[Given data start]

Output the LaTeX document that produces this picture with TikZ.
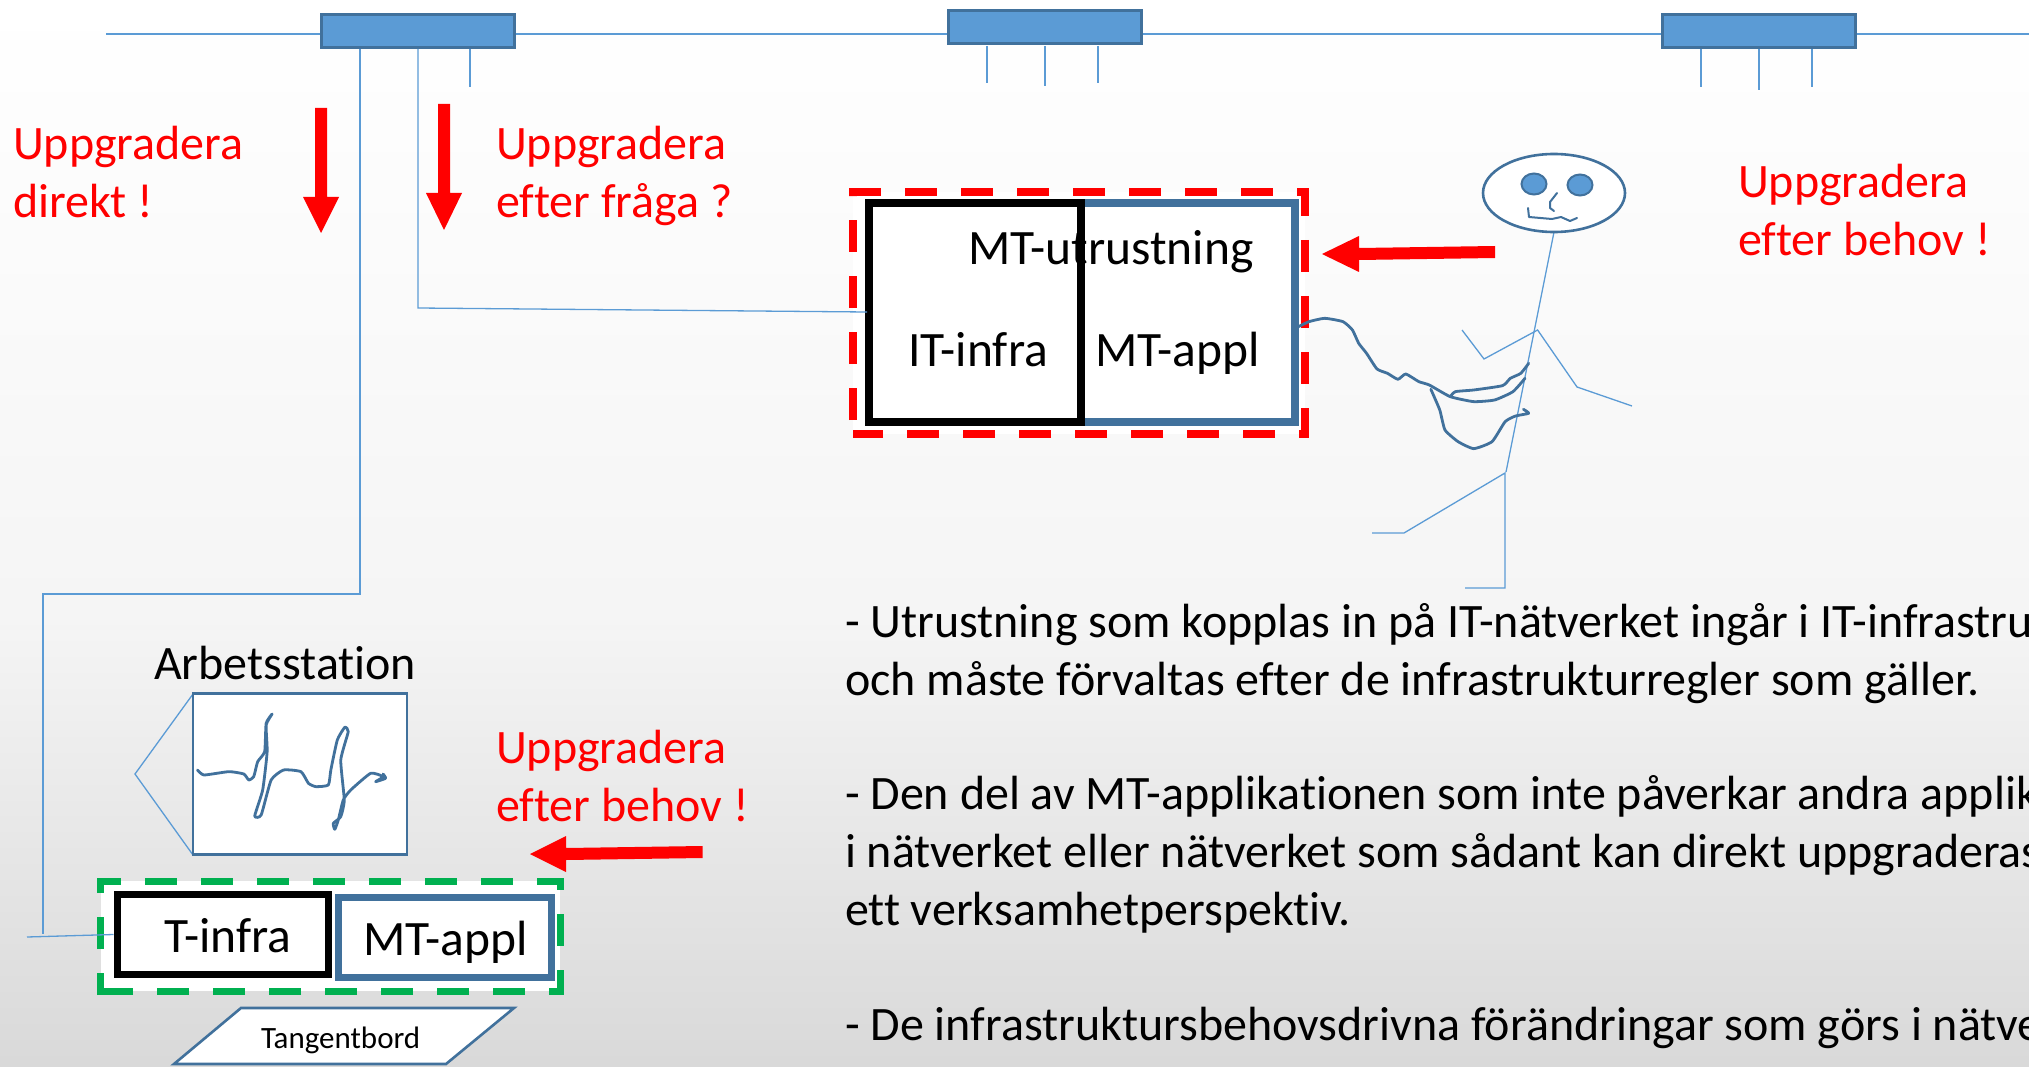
\documentclass[tikz,border=0pt]{standalone}
\usetikzlibrary{shapes.geometric}
\usepackage{fontspec}
\setmainfont{Carlito}[Ligatures=NoCommon]
\definecolor{netblue}{HTML}{5B9BD5}
\definecolor{edgeblue}{HTML}{41719C}
\definecolor{alertred}{HTML}{FF0000}
\definecolor{dashgreen}{HTML}{00B050}
\newcommand{\bodysize}{\fontsize{48}{58}\selectfont}
\newcommand{\boxsize}{\fontsize{49.5}{58}\selectfont}
\tikzset{
  x=1pt, y=-1pt,
  thinwire/.style={draw=netblue, line width=1.3pt},
  switchbox/.style={draw=edgeblue, fill=netblue, line width=3pt, minimum width=193pt, minimum height=33pt, inner sep=0pt},
  sketch/.style={draw=edgeblue, line width=2.8pt, line join=round, line cap=round},
  bluebox/.style={draw=edgeblue, fill=white, line width=8pt, line join=miter},
  blackbox/.style={draw=black, line width=8pt, line join=miter},
  redline/.style={draw=alertred, line width=8pt, dash pattern=on 32pt off 24pt},
  greenline/.style={draw=dashgreen, line width=7pt, dash pattern=on 32pt off 24pt},
  fatarrow/.style={fill=alertred, draw=none},
  txt/.style={inner sep=0pt, outer sep=0pt, anchor=base west, align=left, font=\bodysize},
  boxtxt/.style={txt, font=\boxsize},
  redtxt/.style={txt, text=alertred},
}
\begin{document}
\begin{tikzpicture}
\useasboundingbox (0,0) rectangle (2029,1067);
\clip (0,0) rectangle (2029,1067);
% slide background
\shade[top color=white, bottom color=white!96!black] (0,0) rectangle (2029,620);
\shade[top color=white!96!black, bottom color=white!85!black] (0,620) rectangle (2029,1067);

% network backbone
\coordinate (netstart) at (106,34);
\coordinate (netend) at (2029,34);
\draw[thinwire] (netstart) -- (netend);
\node[switchbox] (sw1) at (417.5,31) {};
\node[switchbox] (sw2) at (1044.5,27) {};
\node[switchbox] (sw3) at (1758.5,31) {};
% switch ports
\draw[thinwire] (470,49) -- (470,87);
\draw[thinwire] (987,46) -- (987,83);
\draw[thinwire] (1045,46) -- (1045,86);
\draw[thinwire] (1098,46) -- (1098,83);
\draw[thinwire] (1701,49) -- (1701,87);
\draw[thinwire] (1759,49) -- (1759,90);
\draw[thinwire] (1812,49) -- (1812,87);

% medical equipment
\fill[white] (853,192) rectangle (1305,434);
\node[bluebox, minimum width=426pt, minimum height=219pt, inner sep=0pt] (appl) at (1081.5,312.5) {};
\node[blackbox, minimum width=212.5pt, minimum height=219pt, inner sep=0pt] (infra) at (974.75,312.5) {};
\draw[redline] (849,192) -- (1305,192) -- (1305,434) -- (853,434);
\draw[redline] (853,420) -- (853,196);
\node[boxtxt] at (968,265) {MT-utrustning};
\node[boxtxt] at (908,366) {IT-infra};
\node[boxtxt] at (1095,366) {MT-appl};

% feeders from the first switch
\coordinate (infratap) at (867,312);
\draw[thinwire] (418,49) -- (418,308) -- (infratap);
\draw[thinwire] (360,49) -- (360,594) -- (43,594) -- (43,934);

% workstation
\draw[thinwire] (193,694) -- (135,774) -- (193,855);
\node[draw=edgeblue, fill=white, line width=2.6pt, minimum width=214pt, minimum height=161pt, inner sep=0pt] (screen) at (300,774) {};
\node[txt] at (154,679) {Arbetsstation};
\begin{scope}[shift={(0,620)}, x=0.4975pt, y=-0.3333pt]
\draw[sketch] plot[smooth, tension=0.3] coordinates {(397,450) (410,465) (460,455) (490,462) (500,480) (510,470) (518,425) (532,395) (535,310) (547,282) (535,315) (537,395) (528,510) (512,588) (525,585) (545,480) (570,450) (605,455) (620,490) (635,500) (660,495) (665,450) (678,360) (693,322) (700,335) (685,420) (692,540) (685,590) (670,610) (673,628) (680,600) (690,540) (705,510) (745,460) (770,470) (755,485) (775,475) (770,462)};
\end{scope}

% workstation computer
\fill[white] (100.5,881) rectangle (560,991);
\node[blackbox, line width=7pt, minimum width=211pt, minimum height=80pt, inner sep=0pt] (tinfra) at (222.5,934.5) {};
\node[bluebox, line width=7pt, minimum width=213pt, minimum height=80pt, inner sep=0pt] (tappl) at (444.5,937.5) {};
\draw[greenline, dash phase=8pt] (97,881) -- (560,881) -- (560,991) -- (101,991);
\draw[greenline, dash phase=10pt] (100.5,995) -- (100.5,881);
\node[boxtxt] at (164,952) {T-infra};
\node[boxtxt] at (363,955) {MT-appl};
\coordinate (stub) at (27,937);
\draw[thinwire] (stub) -- (tinfra.west);
\draw[draw=edgeblue, fill=white, line width=2.6pt] (241,1008) -- (514,1008) -- (446,1064) -- (174,1064) -- cycle;
\node[txt, font=\fontsize{31}{38}\selectfont] at (261,1048) {Tangentbord};

% stick figure
\draw[thinwire] (1554,232) -- (1506,472);
\draw[thinwire] (1462,330) -- (1484,359) -- (1537.6,330) -- (1577,387) -- (1632,406);
\draw[thinwire] (1372,533) -- (1404,533) -- (1505,473) -- (1505,588) -- (1465,588);
\node[draw=edgeblue, fill=white, ellipse, line width=2.6pt, minimum width=142pt, minimum height=78pt, inner sep=0pt] (head) at (1554,193) {};
\filldraw[fill=netblue, draw=edgeblue, line width=2pt] (1534,184) ellipse [x radius=12.5pt, y radius=10.5pt];
\filldraw[fill=netblue, draw=edgeblue, line width=2pt] (1580,185) ellipse [x radius=12.5pt, y radius=10.5pt];
\draw[sketch, line width=2pt] (1557,193) -- (1550,202) -- (1550,208) -- (1554,211);
\draw[sketch, line width=2pt] (1528,208) -- (1529,217) -- (1552,219) -- (1561,217) -- (1570,221) -- (1577,218);
% hand-drawn cable
\begin{scope}[shift={(820,170)}, x=0.523pt, y=-0.3333pt]
\draw[sketch] plot[smooth, tension=0.3] coordinates {(915,470) (935,455) (965,445) (1000,455) (1018,480) (1030,520) (1045,550) (1065,597) (1085,610) (1105,628) (1120,612) (1145,635) (1165,645) (1205,680) (1250,695) (1290,690) (1325,665) (1348,625)};
\draw[sketch] plot[smooth, tension=0.3] coordinates {(1205,680) (1215,665) (1250,660) (1305,647) (1320,625) (1340,610) (1355,580)};
\draw[sketch] plot[smooth, tension=0.3] coordinates {(1168,658) (1185,720) (1195,780) (1220,815) (1250,836) (1285,815) (1310,755) (1330,738) (1355,730) (1345,718)};
\end{scope}

% red upgrade arrows
\fill[fatarrow] (315,108) -- (327,108) -- (327,197) -- (339,197) -- (321,233) -- (303,197) -- (315,197) -- cycle;
\fill[fatarrow] (438,104) -- (450,104) -- (450,193) -- (462,193) -- (444,230) -- (426,193) -- (438,193) -- cycle;
\fill[fatarrow] (1495,246) -- (1495,258) -- (1359,260) -- (1359,272) -- (1322,254) -- (1359,236) -- (1359,248) -- cycle;
\fill[fatarrow] (702.5,846) -- (702.5,858) -- (566,860) -- (566,872) -- (530,854) -- (566,836) -- (566,848) -- cycle;

% upgrade labels
\node[redtxt] at (13,218) {Uppgradera\\direkt !};
\node[redtxt] at (496,218) {Uppgradera\\efter fråga ?};
\node[redtxt] at (1738,256) {Uppgradera\\efter behov !};
\node[redtxt] at (496,821) {Uppgradera\\efter behov !};

% explanatory text
\node[txt] at (845,695) {- Utrustning som kopplas in på IT-nätverket ingår i IT-infrastru\\och måste förvaltas efter de infrastrukturregler som gäller.};
\node[txt] at (845,925) {- Den del av MT-applikationen som inte påverkar andra applik\\i nätverket eller nätverket som sådant kan direkt uppgraderas\\ett verksamhetperspektiv.};
\node[txt] at (845,1040) {- De infrastruktursbehovsdrivna förändringar som görs i nätve};
\end{tikzpicture}
\end{document}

[Given data end]

*What the task asks*. Leave out the pictures and repeat the lines from the start of the material through the line with "(0,620) rectangle (2029,1067);", inclusive.

*Solution for this task*.
Output the LaTeX document that produces this picture with TikZ.
\documentclass[tikz,border=0pt]{standalone}
\usetikzlibrary{shapes.geometric}
\usepackage{fontspec}
\setmainfont{Carlito}[Ligatures=NoCommon]
\definecolor{netblue}{HTML}{5B9BD5}
\definecolor{edgeblue}{HTML}{41719C}
\definecolor{alertred}{HTML}{FF0000}
\definecolor{dashgreen}{HTML}{00B050}
\newcommand{\bodysize}{\fontsize{48}{58}\selectfont}
\newcommand{\boxsize}{\fontsize{49.5}{58}\selectfont}
\tikzset{
  x=1pt, y=-1pt,
  thinwire/.style={draw=netblue, line width=1.3pt},
  switchbox/.style={draw=edgeblue, fill=netblue, line width=3pt, minimum width=193pt, minimum height=33pt, inner sep=0pt},
  sketch/.style={draw=edgeblue, line width=2.8pt, line join=round, line cap=round},
  bluebox/.style={draw=edgeblue, fill=white, line width=8pt, line join=miter},
  blackbox/.style={draw=black, line width=8pt, line join=miter},
  redline/.style={draw=alertred, line width=8pt, dash pattern=on 32pt off 24pt},
  greenline/.style={draw=dashgreen, line width=7pt, dash pattern=on 32pt off 24pt},
  fatarrow/.style={fill=alertred, draw=none},
  txt/.style={inner sep=0pt, outer sep=0pt, anchor=base west, align=left, font=\bodysize},
  boxtxt/.style={txt, font=\boxsize},
  redtxt/.style={txt, text=alertred},
}
\begin{document}
\begin{tikzpicture}
\useasboundingbox (0,0) rectangle (2029,1067);
\clip (0,0) rectangle (2029,1067);
% slide background
\shade[top color=white, bottom color=white!96!black] (0,0) rectangle (2029,620);
\shade[top color=white!96!black, bottom color=white!85!black] (0,620) rectangle (2029,1067);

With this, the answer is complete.